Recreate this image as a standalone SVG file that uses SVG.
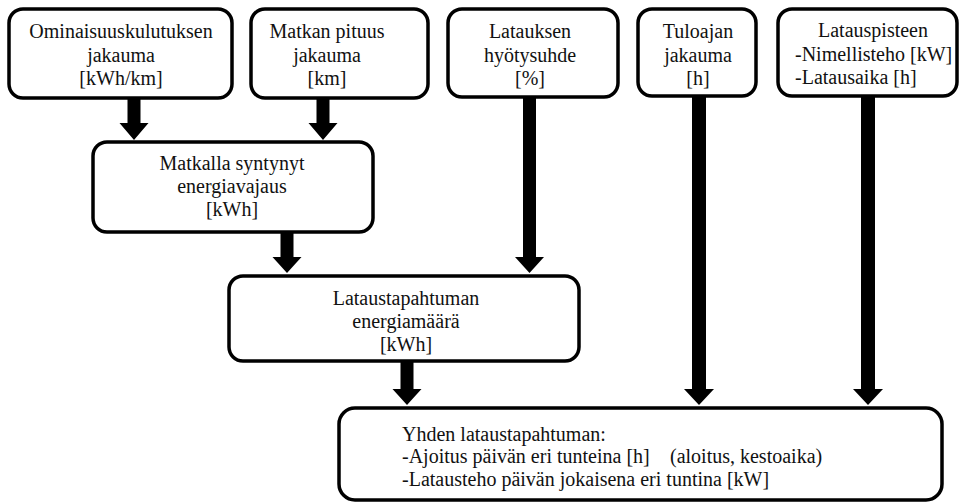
<svg xmlns="http://www.w3.org/2000/svg" width="961" height="503" viewBox="0 0 961 503">
<style>
.box{fill:#fff;stroke:#000;stroke-width:3.5}
text{font-size:20px;fill:#111}
.c{text-anchor:middle}
.arr{fill:#000}
</style>
<rect width="961" height="503" fill="#fff"/>
<g id="connectors">
<polygon class="arr" points="127.5,98 140.5,98 140.5,123 148.5,123 134,140 119.5,123 127.5,123"/>
<polygon class="arr" points="316.5,98 329.5,98 329.5,123 337.5,123 323,140 308.5,123 316.5,123"/>
<polygon class="arr" points="280.5,232 293.5,232 293.5,257 301.5,257 287,273 272.5,257 280.5,257"/>
<polygon class="arr" points="523,97 536,97 536,257 544,257 529.5,273 515,257 523,257"/>
<polygon class="arr" points="400.5,361 413.5,361 413.5,389 421.5,389 407,405 392.5,389 400.5,389"/>
<polygon class="arr" points="692,96 706,96 706,389 714,389 699,405 684,389 692,389"/>
<polygon class="arr" points="861,96 875,96 875,389 883,389 868,405 853,389 861,389"/>
</g>
<g font-family="Liberation Serif, DejaVu Serif, serif">
<g id="n1">
<rect class="box" x="9" y="9" width="223" height="89" rx="14"/>
<text class="c" x="121" y="38">Ominaisuuskulutuksen</text>
<text class="c" x="121" y="62">jakauma</text>
<text class="c" x="121" y="85">[kWh/km]</text>
</g>
<g id="n2">
<rect class="box" x="251" y="9" width="177" height="89" rx="14"/>
<text class="c" x="327" y="38">Matkan pituus</text>
<text class="c" x="327" y="62">jakauma</text>
<text class="c" x="327" y="85">[km]</text>
</g>
<g id="n3">
<rect class="box" x="448" y="9" width="170" height="88" rx="14"/>
<text class="c" x="530" y="38">Latauksen</text>
<text class="c" x="530" y="62">hyötysuhde</text>
<text class="c" x="530" y="85">[%]</text>
</g>
<g id="n4">
<rect class="box" x="638" y="9" width="118" height="87" rx="14"/>
<text class="c" x="698" y="38">Tuloajan</text>
<text class="c" x="698" y="62">jakauma</text>
<text class="c" x="698" y="85">[h]</text>
</g>
<g id="n5">
<rect class="box" x="778" y="9" width="179" height="87" rx="14"/>
<text class="c" x="873" y="37">Latauspisteen</text>
<text x="795" y="61">-Nimellisteho [kW]</text>
<text x="795" y="84">-Latausaika [h]</text>
</g>
<g id="n6">
<rect class="box" x="93" y="142" width="280" height="90" rx="14"/>
<text class="c" x="232" y="170">Matkalla syntynyt</text>
<text class="c" x="232" y="193">energiavajaus</text>
<text class="c" x="232" y="216">[kWh]</text>
</g>
<g id="n7">
<rect class="box" x="229" y="276" width="350" height="85" rx="14"/>
<text class="c" x="406" y="305">Lataustapahtuman</text>
<text class="c" x="406" y="328">energiamäärä</text>
<text class="c" x="406" y="351">[kWh]</text>
</g>
<g id="n8">
<rect class="box" x="339" y="408" width="603" height="92" rx="16"/>
<text x="402" y="441">Yhden lataustapahtuman:</text>
<text x="402" y="463">-Ajoitus päivän eri tunteina [h]<tspan x="670">(aloitus, kestoaika)</tspan></text>
<text x="402" y="486">-Latausteho päivän jokaisena eri tuntina [kW]</text>
</g>
</g>
</svg>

__________________________________________________

# Work to be completed:
Exclude the pictures, and transcribe all of the material exactly.

# The result:
Recreate this image as a standalone SVG file that uses SVG.
<svg xmlns="http://www.w3.org/2000/svg" width="961" height="503" viewBox="0 0 961 503">
<style>
.box{fill:#fff;stroke:#000;stroke-width:3.5}
text{font-size:20px;fill:#111}
.c{text-anchor:middle}
.arr{fill:#000}
</style>
<rect width="961" height="503" fill="#fff"/>
<g id="connectors">
<polygon class="arr" points="127.5,98 140.5,98 140.5,123 148.5,123 134,140 119.5,123 127.5,123"/>
<polygon class="arr" points="316.5,98 329.5,98 329.5,123 337.5,123 323,140 308.5,123 316.5,123"/>
<polygon class="arr" points="280.5,232 293.5,232 293.5,257 301.5,257 287,273 272.5,257 280.5,257"/>
<polygon class="arr" points="523,97 536,97 536,257 544,257 529.5,273 515,257 523,257"/>
<polygon class="arr" points="400.5,361 413.5,361 413.5,389 421.5,389 407,405 392.5,389 400.5,389"/>
<polygon class="arr" points="692,96 706,96 706,389 714,389 699,405 684,389 692,389"/>
<polygon class="arr" points="861,96 875,96 875,389 883,389 868,405 853,389 861,389"/>
</g>
<g font-family="Liberation Serif, DejaVu Serif, serif">
<g id="n1">
<rect class="box" x="9" y="9" width="223" height="89" rx="14"/>
<text class="c" x="121" y="38">Ominaisuuskulutuksen</text>
<text class="c" x="121" y="62">jakauma</text>
<text class="c" x="121" y="85">[kWh/km]</text>
</g>
<g id="n2">
<rect class="box" x="251" y="9" width="177" height="89" rx="14"/>
<text class="c" x="327" y="38">Matkan pituus</text>
<text class="c" x="327" y="62">jakauma</text>
<text class="c" x="327" y="85">[km]</text>
</g>
<g id="n3">
<rect class="box" x="448" y="9" width="170" height="88" rx="14"/>
<text class="c" x="530" y="38">Latauksen</text>
<text class="c" x="530" y="62">hyötysuhde</text>
<text class="c" x="530" y="85">[%]</text>
</g>
<g id="n4">
<rect class="box" x="638" y="9" width="118" height="87" rx="14"/>
<text class="c" x="698" y="38">Tuloajan</text>
<text class="c" x="698" y="62">jakauma</text>
<text class="c" x="698" y="85">[h]</text>
</g>
<g id="n5">
<rect class="box" x="778" y="9" width="179" height="87" rx="14"/>
<text class="c" x="873" y="37">Latauspisteen</text>
<text x="795" y="61">-Nimellisteho [kW]</text>
<text x="795" y="84">-Latausaika [h]</text>
</g>
<g id="n6">
<rect class="box" x="93" y="142" width="280" height="90" rx="14"/>
<text class="c" x="232" y="170">Matkalla syntynyt</text>
<text class="c" x="232" y="193">energiavajaus</text>
<text class="c" x="232" y="216">[kWh]</text>
</g>
<g id="n7">
<rect class="box" x="229" y="276" width="350" height="85" rx="14"/>
<text class="c" x="406" y="305">Lataustapahtuman</text>
<text class="c" x="406" y="328">energiamäärä</text>
<text class="c" x="406" y="351">[kWh]</text>
</g>
<g id="n8">
<rect class="box" x="339" y="408" width="603" height="92" rx="16"/>
<text x="402" y="441">Yhden lataustapahtuman:</text>
<text x="402" y="463">-Ajoitus päivän eri tunteina [h]<tspan x="670">(aloitus, kestoaika)</tspan></text>
<text x="402" y="486">-Latausteho päivän jokaisena eri tuntina [kW]</text>
</g>
</g>
</svg>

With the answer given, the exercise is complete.